Bodicaniago Surambi papek (Ragam Luhak Agam)
Bodicaniago Rajo Babandiang (Ragam Luhak Limo Puluah Koto)
Koto Piliang Sitingjau Lauik (Ragam Luhak Tanah Datar)
Rumah kaum yang tidak termasuk aliran keduanya, seperti yang tertera dalam kisah Tambo bahwa ada kaum yang tidak di bawah pimpinan Datuk Ketumanggungan dan Datuk Perpatih nan Sabatang, yakni daRI aliran Datuk Nan Sakelap Dunia di wilayah Lima Kaum, memakai hukumnya sendiri.
Kedudukan kaum ini seperti diungkapkan pantun sebagai berikut :
Pisang si kalek-kalek utan, Pisang tambatu nan bagatah. Koto Piliang inyo bukan, Bodi Caniago inyo antah.
Maksudnya :
Pisang si kalek-kalek hutan, Pisang tambatu yang bergetah, Koto Piliang mereka bukan Bodi Caniago mereka antah.
Rumah gadang kaum inii menurut tipe rumah gadang Koto Piliang, yaitu memakai anjung pada kedua ujung rumahnya. Sedangkan sistem pemerintahannya menurut aliran Bodi Caniago. Rumah gadang dari tuan gadang di Batipuh yang bergelar Harimau Campo Koto Piliang yang bertugas sebagai panglima, disebut rumah batingkok (rumah bertingkap). Tingkapnya terletak di tengah puncak atap. Mungkin tingkap itu digunakan sebagai tempat mengintip agar panglima dapat menyiapkan kewaspadaannya.
Rumah Batingkok (Bertingkat) yang pernah ada di Baso pada abad yang lalu
Rumah di daerah Cupak dan Salayo, di Luhak Kubuang Tigo Baleh yang merupakan wilayah kekuasaan raja, disebut rumah basurambi (rumah berserambi). Bagian depannya diberi serambi sebagai tempat penghulu menerima tamu yang berurusan dengannya.

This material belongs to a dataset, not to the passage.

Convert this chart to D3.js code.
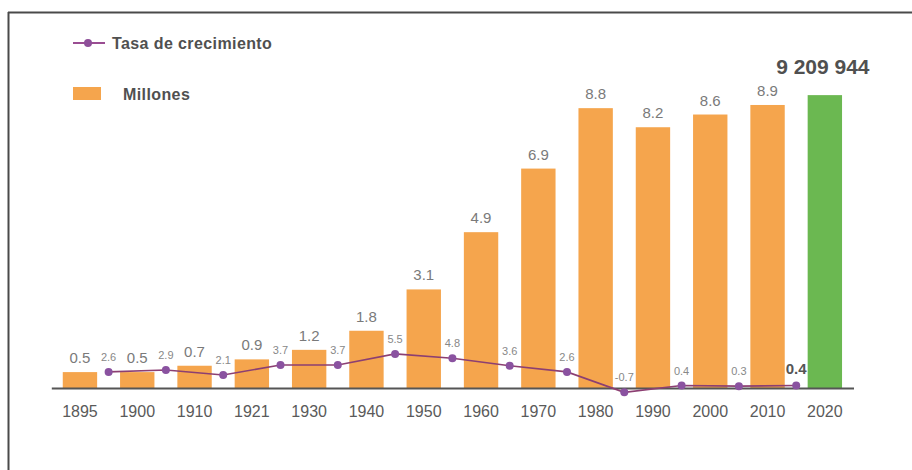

Jika menurut gaya luhak, tiap luhak mempunyai gaya dengan namanya yang tersendiri. Rumah gadang Luhak Tanah Datar dinamakan gajah maharam karena besarnya. Sedangkan modelnya rumah baanjuang karena luhak itu menganut aliran Kelarasan Koto Piliang. Rumah gadang Luhak Agam dinamakan surambi papek (serambi pepat) yang bentuknya bagai dipepat pada kedua belah ujungnya. Sedangkan rumah gadang Luhak Lima Puluh Koto dinamakan rajo babandiang (raja berbanding) yang bentuknya seperti rumah Luhak Tanah Datar yang tidak beranjung).
Pada umumnya rumah gadang itu mempunyai satu tangga, yang terletak di bagian depan. Letak tangga rumah gadang rajo babandiang dari Luhak Lima Puluah Koto di belakang. Letak tangga rumah gadang surambi papek dari Luhak Agam di depan sebelah kiri antara dapur dan rumah. Rumah gadang si tinjau lauik atau rumah baanjuang dan tipe Koto Piiang mempunyai tangga di depan dan di belakang yang letaknya di tengah. Rumah gadang yang dibangun baru melazimkan letak tangganya di depan dan di bagian tengah.
Dapur dibangun terpisah pada bagian belakang rumah yang didempet pada dinding. Tangga rumah gadang rajo babandiang terletak antara bagian dapur dan rumah. Dapur rumah gadang surambi papek, dibangun terpisah oleh suatu jalan untuk keluar masuk melalui tangga rumah.
Fungsi Rumah Gadang
Rumah gadang dikatakan gadang (besar) bukan karena fisiknya yang besar, melainkan karena fungsinya. Dalam nyanyian atau pidato dilukiskan juga fungsi rumah gadang yang antara lain sebagai berikut.
Rumah gadang basa batuah, Tiang banamo kato hakikaik, Pintunyo basamo dalia kiasannya, Banduanyo sambah-manyambah, Bajanjang naiak batanggo turun, Dindiangnyo panutuik malu, Biliaknyo aluang bunian.
Maksudnya :
Rumah gadang besar bertuah, Tiangnya bernama kata hakikat, Pintunya bernama dalil kiasan, Bendulnya sembah-menyembah, Berjenjang naik, bertangga turun, Dindingnya penutup malu, Biliknya alung bunian.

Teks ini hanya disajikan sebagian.